Starship is undoubtedly hard–harder than they’d have liked, I’m sure–but it’s already clear that it won’t be an SLS/STS boondoggle. They’re producing new boosters and engines are far too high a rate for that.
I do expect reentry to be hard, though. But even without second-stage reuse, we still have a fine partially reusable superheavy lift vehicle.
Starship looks awesome at this point. I wish we could up the cadence though. Fail faster.
Yeah. But only jettison once in orbit (like a satellite). No way to jettison it halfway into flight when you decide that your engines are underperforming. But if you leave off the mass simulator, then you get the option of burning the extra propellant (in the case of underperformance), or just venting it (in the case of nominal performance). Unless the venting itself fails…
It’s gonna look like this:
Interminably slow at first, and then so fast that you can barely keep track. Yeah, I want my rockets now, but this is already a pretty quick program…
BTW, I aim to be around Starbase on April 6. I’ll be in the (general) area for the eclipse and decided to make a trip down there. Not expecting a launch or anything, but the infrastructure should be impressive.

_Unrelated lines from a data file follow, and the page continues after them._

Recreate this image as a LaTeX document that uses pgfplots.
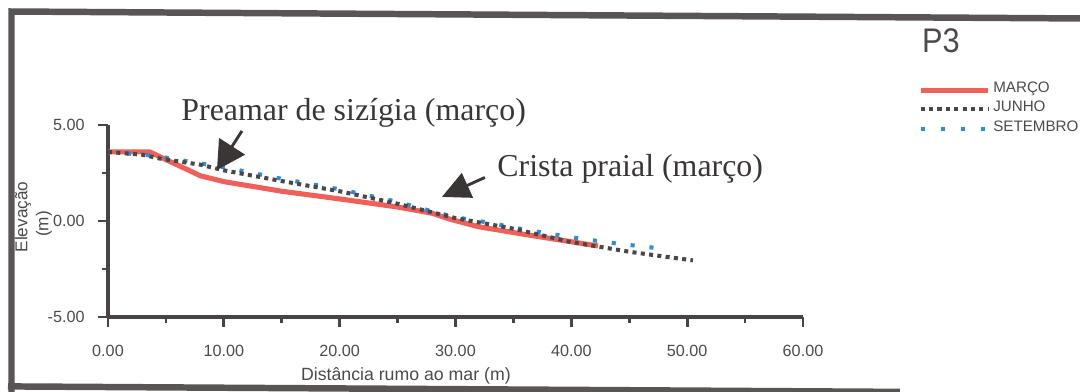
\documentclass[border=0pt]{standalone}
\usepackage{fontspec}
\setmainfont{Liberation Serif}
\newfontfamily\arial{Liberation Sans}
\usepackage{pgfplots}
\pgfplotsset{compat=1.18}
\usetikzlibrary{arrows.meta}

\definecolor{framec}{RGB}{90,85,85}
\definecolor{axisc}{RGB}{72,68,68}
\definecolor{txt}{RGB}{78,74,74}
\definecolor{anno}{RGB}{58,54,54}
\definecolor{marco}{RGB}{240,95,88}
\definecolor{junho}{RGB}{72,72,75}
\definecolor{setem}{RGB}{45,140,220}

\begin{document}
\begin{tikzpicture}
\useasboundingbox (0,0) rectangle (15cm,5.4306cm);
\clip (0,0) rectangle (15cm,5.4306cm);
\begin{axis}[
  at={(1.5cm,1.0278cm)}, anchor=south west,
  scale only axis, width=9.653cm, height=2.6667cm,
  xmin=0, xmax=60, ymin=-5, ymax=5,
  axis lines*=left,
  axis line style={axisc, line width=1.2pt},
  xtick={0,10,20,30,40,50,60}, ytick={-5,0,5},
  minor x tick num=1, minor y tick num=1,
  tick align=outside,
  major tick length=0.14cm, minor tick length=0.08cm,
  tick style={axisc, line width=1.1pt},
  tick label style={font=\arial\fontsize{6.4}{7}\selectfont, text=txt},
  xticklabel style={yshift=-0.125cm},
  yticklabel style={xshift=-0.06cm},
  /pgf/number format/fixed,
  /pgf/number format/fixed zerofill,
  /pgf/number format/precision=2,
  /pgf/number format/assume math mode=true,
]
\addplot[marco, line width=2pt, line join=round] coordinates {
 (0,3.6) (3.6,3.6) (5,3.2) (8,2.35) (10,2.05) (15,1.55) (20,1.15)
 (25,0.73) (28,0.4) (29.5,0.1) (32,-0.3) (36,-0.7) (42.3,-1.3)
};
\addplot[setem, line width=1.6pt, dash pattern=on 1.6pt off 5.9pt] coordinates {
 (0,3.6) (4,3.4) (8,3.0) (10,2.8) (15,2.2) (20,1.65) (25,1.0) (28,0.5)
 (30,0.2) (33,-0.1) (36,-0.45) (40,-0.85) (44,-1.18) (48,-1.45)
};
\addplot[junho, line width=1.6pt, dash pattern=on 1.6pt off 1.7pt] coordinates {
 (0,3.6) (3,3.45) (4.5,3.25) (8,2.93) (10,2.64) (15,2.08) (20,1.55)
 (25,0.9) (28,0.45) (30,0.15) (35,-0.4) (40,-1.1) (45,-1.6) (48,-1.85) (50.5,-2.05)
};
\end{axis}
\begin{scope}[x=0.0138889cm, y=-0.0138889cm, yshift=5.4306cm]
  % frame
  \draw[framec, line width=0.09cm, line join=miter] (11.5,395) -- (11.5,11.5) -- (1085,18.5);
  \draw[framec, line width=0.09cm] (8,386.5) -- (900,392);
  % axis labels
  \node[rotate=90, inner sep=0, font=\arial\fontsize{6.8}{7}\selectfont, text=txt] at (23,217) {Elevação};
  \node[rotate=90, inner sep=0, font=\arial\fontsize{6.8}{7}\selectfont, text=txt] at (44,224) {(m)};
  \node[inner sep=0, font=\arial\fontsize{7}{8}\selectfont, text=txt] at (406,376) {Distância rumo ao mar (m)};
  % title
  \node[anchor=base west, inner sep=0, xscale=0.9, font=\arial\fontsize{13.5}{14}\selectfont, text=txt] at (922,53) {P3};
  % legend
  \draw[marco, line width=0.07cm] (921,90.5) -- (988,90.5);
  \draw[junho, line width=0.056cm, dash pattern=on 0.056cm off 0.06cm] (921,109.5) -- (988,109.5);
  \draw[setem, line width=0.056cm, dash pattern=on 0.056cm off 0.222cm] (921,129) -- (988,129);
  \node[anchor=base west, inner sep=0, font=\arial\fontsize{6.0}{7}\selectfont, text=txt] at (993,93) {MARÇO};
  \node[anchor=base west, inner sep=0, font=\arial\fontsize{6.0}{7}\selectfont, text=txt] at (993,112) {JUNHO};
  \node[anchor=base west, inner sep=0, font=\arial\fontsize{6.0}{7}\selectfont, text=txt] at (993,132) {SETEMBRO};
  % annotations
  \node[anchor=base west, inner sep=0, font=\fontsize{12.6}{14}\selectfont, text=anno] at (181,121) {Preamar de sizígia (março)};
  \node[anchor=base west, inner sep=0, font=\fontsize{12.6}{14}\selectfont, text=anno] at (497,177) {Crista praial (março)};
  \draw[anno, line width=0.04cm, -{Triangle[length=0.39cm,width=0.42cm]}] (242,131) -- (217,170);
  \draw[anno, line width=0.04cm, -{Triangle[length=0.39cm,width=0.37cm]}] (485,177.5) -- (442,197);
\end{scope}
\end{tikzpicture}
\end{document}
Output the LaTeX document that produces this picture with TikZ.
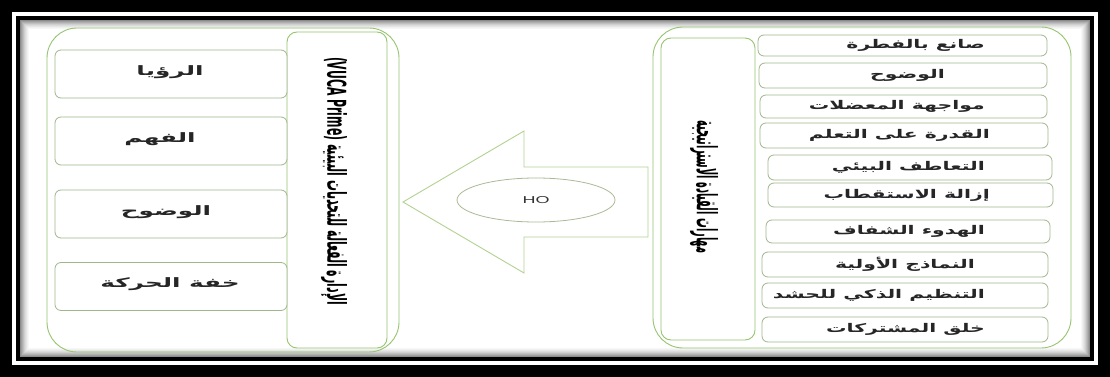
\documentclass[tikz,border=0pt]{standalone}
\usepackage{fontspec}
\usetikzlibrary{shapes.geometric}
\TeXXeTstate=1
\setmainfont{Liberation Sans}
\newfontfamily\arfont[Script=Arabic]{DejaVu Sans}
\definecolor{cgreen}{RGB}{150,196,112}
\definecolor{bgreen}{RGB}{160,182,140}
\definecolor{agreen}{RGB}{178,210,145}
\definecolor{egreen}{RGB}{170,186,150}
\tikzset{
  container/.style={draw=cgreen, line width=0.9pt, rounded corners=30pt},
  titlebox/.style={draw=cgreen, line width=0.9pt, rounded corners=10pt, fill=white},
  itembox/.style={draw=bgreen, line width=0.8pt, rounded corners=6pt, fill=white, inner sep=0pt},
  itemtext/.style={font=\arfont\bfseries\fontsize{12}{14}\selectfont, text=black!85, inner sep=0pt},
  litemtext/.style={font=\arfont\bfseries\fontsize{13}{15}\selectfont, text=black!85, inner sep=0pt},
  titletext/.style={text=black, rotate=-90, inner sep=0pt},
}
\begin{document}
\begin{tikzpicture}[x=1pt,y=-1pt]
\useasboundingbox (0,0) rectangle (1110,377);
% frame
\fill[black] (0,0) rectangle (1110,377);
\fill[white] (12,12) rectangle (1098,365);
\fill[black] (16,16) rectangle (1094,361);
\fill[white] (20,20) rectangle (1090,357);
\foreach \i/\g in {0/45,1/38,2/31,3/25,4/19,5/14,6/10,7/6,8/3}
  \draw[black!\g, line width=1pt] (20.5+\i,20.5+\i) rectangle (1089.5-\i,356.5-\i);

% left container
\draw[container] (47,28) rectangle (399,352);
\node[titlebox, minimum width=100pt, minimum height=316pt] (lt) at (337,190) {};
\node[titletext, font=\arfont\bfseries\fontsize{26}{28}\selectfont] (ltt) at (334,181)
  {\scalebox{0.42}[1]{\beginR الإدارة الفعالة للتحديات البيئية \beginL(VUCA Prime)\endL\endR}};
\foreach \n/\y/\x/\t in {l1/74/170/الرؤيا, l2/141/160/الفهم, l3/214/166/الوضوح, l4/286.5/170/خفة الحركة}{
  \node[itembox, minimum width=232pt, minimum height=48pt] (\n) at (171,\y) {};
  \node[litemtext] at (\x,\y-2) {\scalebox{1.9}[1]{\beginR\t\endR}};
}

% right container
\draw[container] (653,27) rectangle (1071,348);
\node[titlebox, minimum width=94pt, minimum height=302pt] (rt) at (708,189) {};
\node[titletext, font=\arfont\bfseries\fontsize{28}{30}\selectfont] (rtt) at (704,187)
  {\scalebox{0.35}[1]{\beginR مهارات القيادة الاستراتيجية\endR}};
\foreach \n/\x/\w/\y/\h/\e/\t in {
  r1/902.5/289/45.5/21/985/صانع بالفطرة,
  r2/903/288/75.5/25/945/الوضوح,
  r3/903.5/287/106.5/23/985/مواجهة المعضلات,
  r4/904/288/135.5/25/990/القدرة على التعلم,
  r5/910/284/167.5/25/985/التعاطف البيئي,
  r6/910.5/285/195/24/990/إزالة الاستقطاب,
  r7/908/284/231.5/23/985/الهدوء الشفاف,
  r8/905/286/264.5/25/975/النماذج الأولية,
  r9/905/286/295.5/25/985/التنظيم الذكي للحشد,
  r10/905/286/329.5/25/985/خلق المشتركات}{
  \node[itembox, minimum width=\w pt, minimum height=\h pt] (\n) at (\x,\y) {};
  \node[itemtext, anchor=east] at (\e,\y) {\scalebox{1.7}[1]{\beginR\t\endR}};
}

% arrow
\draw[agreen, line width=0.9pt, fill=white] (403,202) -- (524,131) -- (524,167) -- (648,167)
  -- (648,237) -- (524,237) -- (524,273) -- cycle;
\node[ellipse, draw=egreen, line width=0.8pt, minimum width=158pt, minimum height=44pt,
  font=\fontsize{10}{12}\selectfont, text=black!80] (ho) at (536,200) {\scalebox{1.8}[1]{HO}};
\end{tikzpicture}
\end{document}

The FAA has also closed their investigation:
They still need a license, but it’s obviously getting close since there’s no environmental review this time.

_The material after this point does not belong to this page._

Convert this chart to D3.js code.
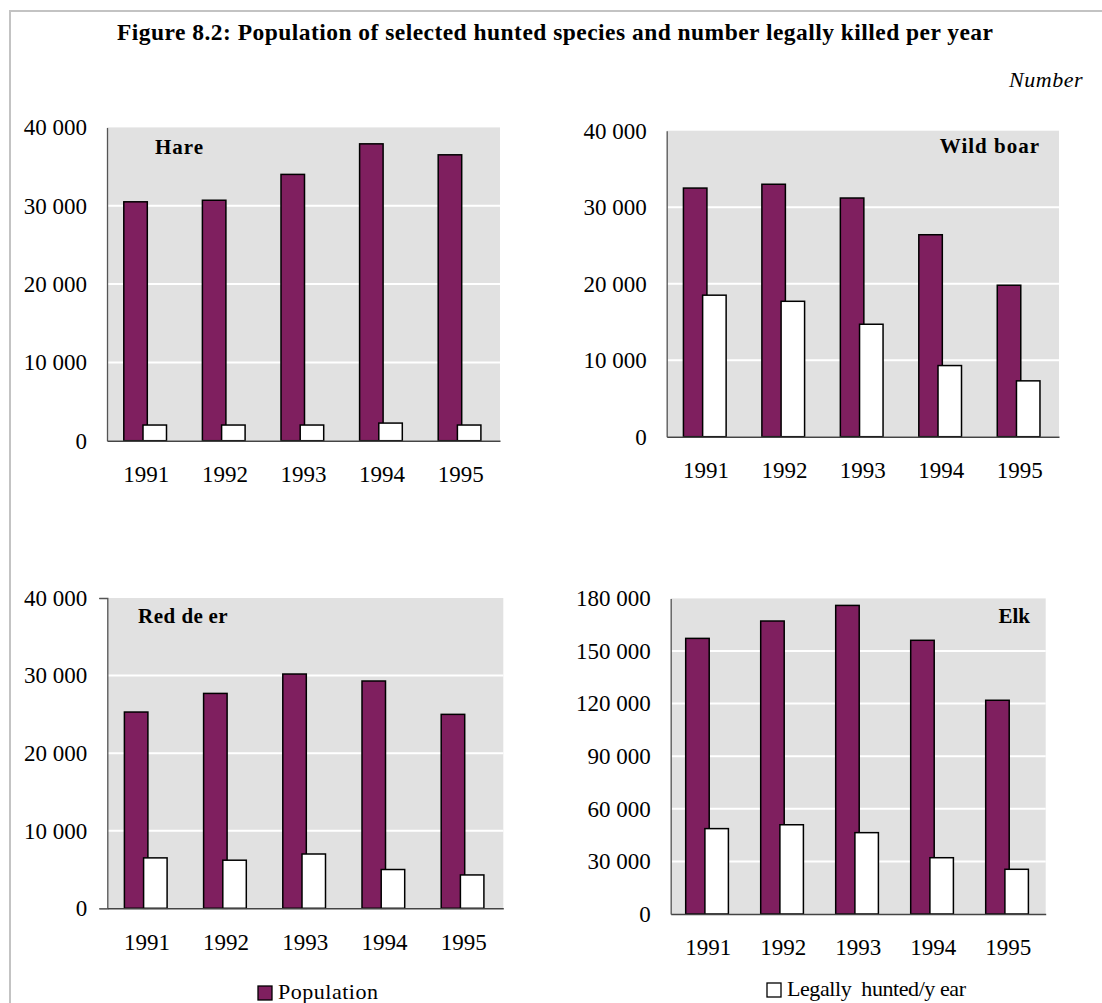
<!DOCTYPE html>
<html>
<head>
<meta charset="utf-8">
<script src="https://cdn.jsdelivr.net/npm/d3@7"></script>
<style>
  body { margin: 0; background: #fff; }
  text { font-family: 'Liberation Serif', 'Times New Roman', serif; fill: #000; }
</style>
</head>
<body>
<div class="display"></div>
<script>
const WIDTH = 1102;
const HEIGHT = 1003;

const POP_COLOR = '#7f1f5f';
const KILL_COLOR = '#ffffff';
const PLOT_BG = '#e1e1e1';

const TITLE = 'Figure 8.2: Population of selected hunted species and number legally killed per year';
const UNIT = 'Number';

const YEARS = ['1991', '1992', '1993', '1994', '1995'];

const HARE_POP = [30500, 30700, 34000, 37900, 36500];
const HARE_KILLED = [2000, 2000, 2000, 2250, 2000];

const BOAR_POP = [32500, 33000, 31200, 26400, 19800];
const BOAR_KILLED = [18500, 17700, 14700, 9300, 7300];

const DEER_POP = [25300, 27700, 30200, 29300, 25000];
const DEER_KILLED = [6500, 6200, 7000, 5000, 4300];

const ELK_POP = [157200, 167100, 176000, 156100, 121900];
const ELK_KILLED = [48700, 50900, 46400, 32100, 25500];

const TICKS_40K = [0, 10000, 20000, 30000, 40000];
const TICKS_180K = [0, 30000, 60000, 90000, 120000, 150000, 180000];

const LEGEND_LABELS = ['Population', 'Legally  hunted/y ear'];

const BAR_W = 23.5;
const AXIS_FONT = '23px';

let svg;

const fmt = v => d3.format(',')(v).replace(/,/g, ' ');

function setupSvg() {
  svg = d3.select('.display')
    .append('svg')
    .attr('width', WIDTH)
    .attr('height', HEIGHT);

  // frame
  svg.append('path')
    .attr('d', `M10,${HEIGHT} L10,11 L${WIDTH},11`)
    .attr('fill', 'none')
    .attr('stroke', '#c3c3c3')
    .attr('stroke-width', 2);

  svg.append('text')
    .attr('x', 117)
    .attr('y', 40)
    .attr('textLength', 876)
    .attr('lengthAdjust', 'spacing')
    .style('font-size', '23.5px')
    .style('font-weight', 'bold')
    .text(TITLE);

  svg.append('text')
    .attr('x', 1083)
    .attr('y', 87)
    .attr('text-anchor', 'end')
    .style('font-size', '22px')
    .style('font-style', 'italic')
    .style('letter-spacing', '0.5px')
    .text(UNIT);
}

function drawPanel(p) {
  const g = svg.append('g');

  const x = d3.scaleBand()
    .domain(YEARS)
    .range([p.left, p.right]);

  const y = d3.scaleLinear()
    .domain([0, p.ticks[p.ticks.length - 1]])
    .range([p.bottom, p.top]);

  g.append('rect')
    .attr('x', p.left)
    .attr('y', y.range()[1])
    .attr('width', p.right - p.left)
    .attr('height', p.bottom - p.top)
    .attr('fill', PLOT_BG);

  // white gridlines
  g.selectAll('.grid')
    .data(p.ticks.slice(1, -1))
    .enter()
    .append('line')
    .attr('x1', p.left)
    .attr('x2', p.right)
    .attr('y1', d => y(d))
    .attr('y2', d => y(d))
    .attr('stroke', '#ffffff')
    .attr('stroke-width', 2);

  const c = d => x(d) + x.bandwidth() / 2;

  g.selectAll('.pop')
    .data(YEARS)
    .enter()
    .append('rect')
    .attr('x', d => c(d) - 22.5)
    .attr('y', (d, i) => y(p.pop[i]))
    .attr('width', BAR_W)
    .attr('height', (d, i) => p.bottom - y(p.pop[i]))
    .attr('fill', POP_COLOR)
    .attr('stroke', '#000')
    .attr('stroke-width', 1.5);

  g.selectAll('.killed')
    .data(YEARS)
    .enter()
    .append('rect')
    .attr('x', d => c(d) - 3.3)
    .attr('y', (d, i) => y(p.killed[i]))
    .attr('width', BAR_W)
    .attr('height', (d, i) => p.bottom - y(p.killed[i]))
    .attr('fill', KILL_COLOR)
    .attr('stroke', '#000')
    .attr('stroke-width', 1.5);

  // y axis
  const yAxis = g.append('g')
    .attr('transform', `translate(${p.left}, 0)`)
    .call(d3.axisLeft(y).tickValues(p.ticks).tickSize(p.endTicks ? 8 : 0).tickPadding(p.endTicks ? 12 : 20).tickFormat(fmt));
  yAxis.select('.domain').attr('stroke', '#555').attr('stroke-width', 1.3);
  yAxis.selectAll('.tick line')
    .attr('stroke', '#555')
    .style('display', d => (d === 0 || d === p.ticks[p.ticks.length - 1]) ? null : 'none');
  yAxis.selectAll('text')
    .style('font-size', AXIS_FONT)
    .style('font-family', "'Liberation Serif', 'Times New Roman', serif")
    .attr('fill', '#000');

  // x axis
  const xAxis = g.append('g')
    .attr('transform', `translate(0, ${p.bottom})`)
    .call(d3.axisBottom(x).tickSize(0).tickPadding(25));
  xAxis.select('.domain').attr('stroke', '#444').attr('stroke-width', 1.5);
  xAxis.selectAll('text')
    .style('font-size', AXIS_FONT)
    .style('font-family', "'Liberation Serif', 'Times New Roman', serif")
    .attr('fill', '#000');

  const t = g.append('text')
    .attr('x', p.titleX)
    .attr('y', p.titleY)
    .attr('text-anchor', p.titleAnchor)
    .style('font-size', '21px')
    .style('font-weight', 'bold')
    .style('letter-spacing', p.spacing || '1px');
  p.name.forEach((part, i) => {
    t.append('tspan').attr('dx', i ? 5 : 0).text(part);
  });
}

function drawLegend() {
  const items = [
    { label: LEGEND_LABELS[0], fill: POP_COLOR, x: 258, y: 986, len: 100 },
    { label: LEGEND_LABELS[1], fill: KILL_COLOR, x: 767, y: 983, len: 179 }
  ];
  items.forEach(it => {
    svg.append('rect')
      .attr('x', it.x)
      .attr('y', it.y)
      .attr('width', 14)
      .attr('height', 14)
      .attr('fill', it.fill)
      .attr('stroke', '#000')
      .attr('stroke-width', 1.3);
    svg.append('text')
      .attr('x', it.x + 20)
      .attr('y', it.y + 13)
      .attr('textLength', it.len)
      .attr('lengthAdjust', 'spacing')
      .style('font-size', '22px')
      .style('white-space', 'pre')
      .text(it.label);
  });
}

window.addEventListener('load', () => {
  setupSvg();

  drawPanel({ name: ['Hare'], pop: HARE_POP, killed: HARE_KILLED, ticks: TICKS_40K,
    left: 107, right: 500, top: 127.4, bottom: 440.7,
    titleX: 155, titleY: 154, titleAnchor: 'start' });
  drawPanel({ name: ['Wild boar'], pop: BOAR_POP, killed: BOAR_KILLED, ticks: TICKS_40K,
    left: 666.7, right: 1059, top: 130.7, bottom: 436.7,
    titleX: 1040, titleY: 153, titleAnchor: 'end' });
  drawPanel({ name: ['Red de', 'er'], pop: DEER_POP, killed: DEER_KILLED, ticks: TICKS_40K,
    left: 107.3, right: 503.3, top: 598, bottom: 908.3, endTicks: true, spacing: '0.5px',
    titleX: 138, titleY: 623, titleAnchor: 'start' });
  drawPanel({ name: ['Elk'], pop: ELK_POP, killed: ELK_KILLED, ticks: TICKS_180K,
    left: 670.7, right: 1045.7, top: 598.4, bottom: 914, spacing: '0px',
    titleX: 1030, titleY: 623, titleAnchor: 'end' });

  drawLegend();
}, false);
</script>
</body>
</html>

Also, 17 corrective actions in IFT-2 is way better than the 63 from IFT-1. By the magic of geometric series, I can conclude that IFT-3 will only require 5 corrective actions, IFT-4 will have one, and IFT-5 will have zero. Yay!
“Mass simulator” is such a silly term, especially for the industry that brought us “rapid unscheduled disassembly”. It doesn’t simulate mass, it is mass. If we could simulate mass without any actual mass, we wouldn’t need chemical rockets.
What’s wrong with “test mass” or a “payload simulator”?
We can call it a Useful Mass Simulator instead. It doesn’t simulate any old mass; it simulates useful mass.
Or just call it boilerplate. It’s not that either, but it does make for better imagery.
Another FAA statement with some minor extra details:
So there was extra onboard camera footage. Maybe we’ll get to see that someday.
. . . a sports car . . .
Beware the Ides-of-March-eve!
Starship IFT-3 tentatively scheduled for March 14. No official FAA approval yet, but I suspect it’s pretty well confirmed within SpaceX at this point.